My great-grandfather once wore a coat
that may have born likeness to the one
now hanging over my shoulders

in the midst of the Japanese occupation,
a westernized, Japanese version
of a physician, before being dragged

to North Korea during the Korean War
the 6-25 as we call it to forever
remember the day our families were severed

by war and imaginary line. My grandmother
almost wore a coat like this one,
following in the footsteps of her missing father,

but was married instead, pinned her hopes
on sons lost. She kept tucked away
the typeset calligraphy and pride
of her medical school admittance.

A wealth of stories lines the white
of this doctor’s coat I bear,
weigh down the fabric with their heft.

I wear them hidden in my coat but
also within facial features inherited
from my grandmother and great-grandfather

only if you know how to listen
to the heart of a legacy I carry close,
of mislaid hopes and family torn

and a dream kept aflame.

•   •   •

Schylar Martinez

Schylar Martinez 

The other day when I put on my white coat, it occurred to me that I am my ancestors' wildest dreams. I am the first person in my family to graduate from college. My grandfather, who worked in the fields and only obtained an 8th-grade education, would be overjoyed to see me in my white coat. Every time I put on my white coat, my ancestors empower me to serve my patients as if they are my family.
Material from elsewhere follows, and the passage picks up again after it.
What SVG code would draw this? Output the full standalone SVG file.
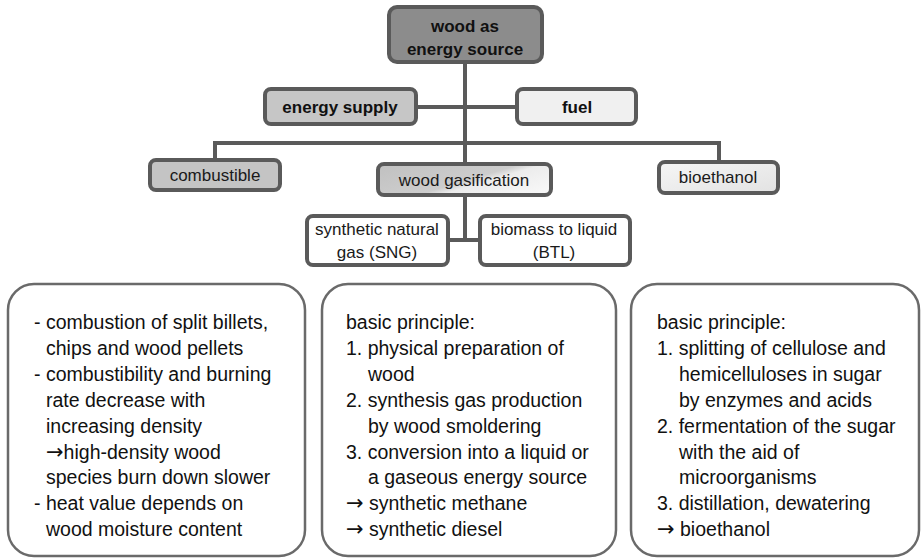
<svg xmlns="http://www.w3.org/2000/svg" width="923" height="559" viewBox="0 0 923 559">
<style>
.node{stroke:#5a5a5a;stroke-width:4}
.lbl{font-family:"Liberation Sans",Arial,sans-serif;font-size:17px;fill:#1a1a1a;text-anchor:middle}
.b{font-weight:bold;fill:#111}
.conn{stroke:#5a5a5a;stroke-width:4;fill:none}
.panel{fill:#fff;stroke:#6a6a6a;stroke-width:2.5}
.body{font-family:"Liberation Sans",Arial,sans-serif;font-size:19.5px;fill:#111}
.arr{font-family:"DejaVu Sans",sans-serif;font-size:21px}
</style>
<defs>
<linearGradient id="gGas" x1="0" y1="0.2" x2="1" y2="0.8">
<stop offset="0" stop-color="#c2c2c2"/>
<stop offset="0.52" stop-color="#cdcdcd"/>
<stop offset="0.62" stop-color="#ececec"/>
<stop offset="1" stop-color="#f7f7f7"/>
</linearGradient>
<linearGradient id="gBio" x1="0" y1="0" x2="1" y2="1">
<stop offset="0" stop-color="#f6f6f6"/>
<stop offset="1" stop-color="#e2e2e2"/>
</linearGradient>
</defs>
<rect width="923" height="559" fill="#fff"/>
<g id="connectors">
<line class="conn" x1="465" y1="62" x2="465" y2="164"/>
<line class="conn" x1="416" y1="107" x2="517" y2="107"/>
<polyline class="conn" points="215,160 215,143 719,143 719,162"/>
<line class="conn" x1="465" y1="195" x2="465" y2="240"/>
<line class="conn" x1="448" y1="240" x2="480" y2="240"/>
</g>
<g id="wood-energy-source">
<rect class="node" x="389" y="7" width="153" height="55" rx="8" fill="#8c8c8c"/>
<text class="lbl b" x="465" y="32" font-size="19">wood as</text>
<text class="lbl b" x="465" y="55" font-size="19">energy source</text>
</g>
<g id="energy-supply">
<rect class="node" x="265" y="89" width="151" height="35" rx="6" fill="#c6c6c6"/>
<text class="lbl b" x="340" y="113">energy supply</text>
</g>
<g id="fuel">
<rect class="node" x="517" y="89" width="119" height="35" rx="6" fill="#f0f0f0"/>
<text class="lbl b" x="577" y="113">fuel</text>
</g>
<g id="combustible">
<rect class="node" x="150" y="160" width="130" height="30" rx="6" fill="#c4c4c4"/>
<text class="lbl" x="215" y="181">combustible</text>
</g>
<g id="wood-gasification">
<rect class="node" x="378" y="164" width="173" height="31" rx="6" fill="url(#gGas)"/>
<text class="lbl" x="464" y="186">wood gasification</text>
</g>
<g id="bioethanol">
<rect class="node" x="659" y="162" width="119" height="31" rx="6" fill="url(#gBio)"/>
<text class="lbl" x="718" y="183">bioethanol</text>
</g>
<g id="sng">
<rect class="node" x="307" y="216" width="141" height="49" rx="6" fill="#fff"/>
<text class="lbl" x="377" y="235">synthetic natural</text>
<text class="lbl" x="377" y="258">gas (SNG)</text>
</g>
<g id="btl">
<rect class="node" x="480" y="216" width="150" height="49" rx="6" fill="#fff"/>
<text class="lbl" x="554" y="235">biomass to liquid</text>
<text class="lbl" x="554" y="258">(BTL)</text>
</g>
<g id="combustible-details">
<rect class="panel" x="8" y="284" width="297" height="272" rx="26"/>
<text class="body">
<tspan x="34" y="329">- combustion of split billets,</tspan>
<tspan x="46" y="354.9">chips and wood pellets</tspan>
<tspan x="34" y="380.8">- combustibility and burning</tspan>
<tspan x="46" y="406.7">rate decrease with</tspan>
<tspan x="46" y="432.6">increasing density</tspan>
<tspan x="46" y="458.5"><tspan class="arr">→</tspan>high-density wood</tspan>
<tspan x="46" y="484.4">species burn down slower</tspan>
<tspan x="34" y="510.3">- heat value depends on</tspan>
<tspan x="46" y="536.2">wood moisture content</tspan>
</text>
</g>
<g id="gasification-details">
<rect class="panel" x="322" y="284" width="294" height="272" rx="26"/>
<text class="body">
<tspan x="346" y="329">basic principle:</tspan>
<tspan x="346" y="354.9">1. physical preparation of</tspan>
<tspan x="368" y="380.8">wood</tspan>
<tspan x="346" y="406.7">2. synthesis gas production</tspan>
<tspan x="368" y="432.6">by wood smoldering</tspan>
<tspan x="346" y="458.5">3. conversion into a liquid or</tspan>
<tspan x="368" y="484.4">a gaseous energy source</tspan>
<tspan x="346" y="510.3"><tspan class="arr">→</tspan> synthetic methane</tspan>
<tspan x="346" y="536.2"><tspan class="arr">→</tspan> synthetic diesel</tspan>
</text>
</g>
<g id="bioethanol-details">
<rect class="panel" x="631" y="284" width="288" height="272" rx="26"/>
<text class="body">
<tspan x="657" y="329">basic principle:</tspan>
<tspan x="657" y="354.9">1. splitting of cellulose and</tspan>
<tspan x="679" y="380.8">hemicelluloses in sugar</tspan>
<tspan x="679" y="406.7">by enzymes and acids</tspan>
<tspan x="657" y="432.6">2. fermentation of the sugar</tspan>
<tspan x="679" y="458.5">with the aid of</tspan>
<tspan x="679" y="484.4">microorganisms</tspan>
<tspan x="657" y="510.3">3. distillation, dewatering</tspan>
<tspan x="657" y="536.2"><tspan class="arr">→</tspan> bioethanol</tspan>
</text>
</g>
</svg>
I acknowledge the power associated with the coat, and I will work every day to uphold the profession's integrity. I will not only act as a practitioner, but I will also be a community leader and a fierce advocate for trauma-informed, evidence-based medicine and public health. With the power granted by my white coat, I will be able to mend physical and emotional wounds as well as provide hope for countless patients and their families. I am counting down the days until I can put on my white coat, walk into an exam room, and introduce myself as Dr. Martinez.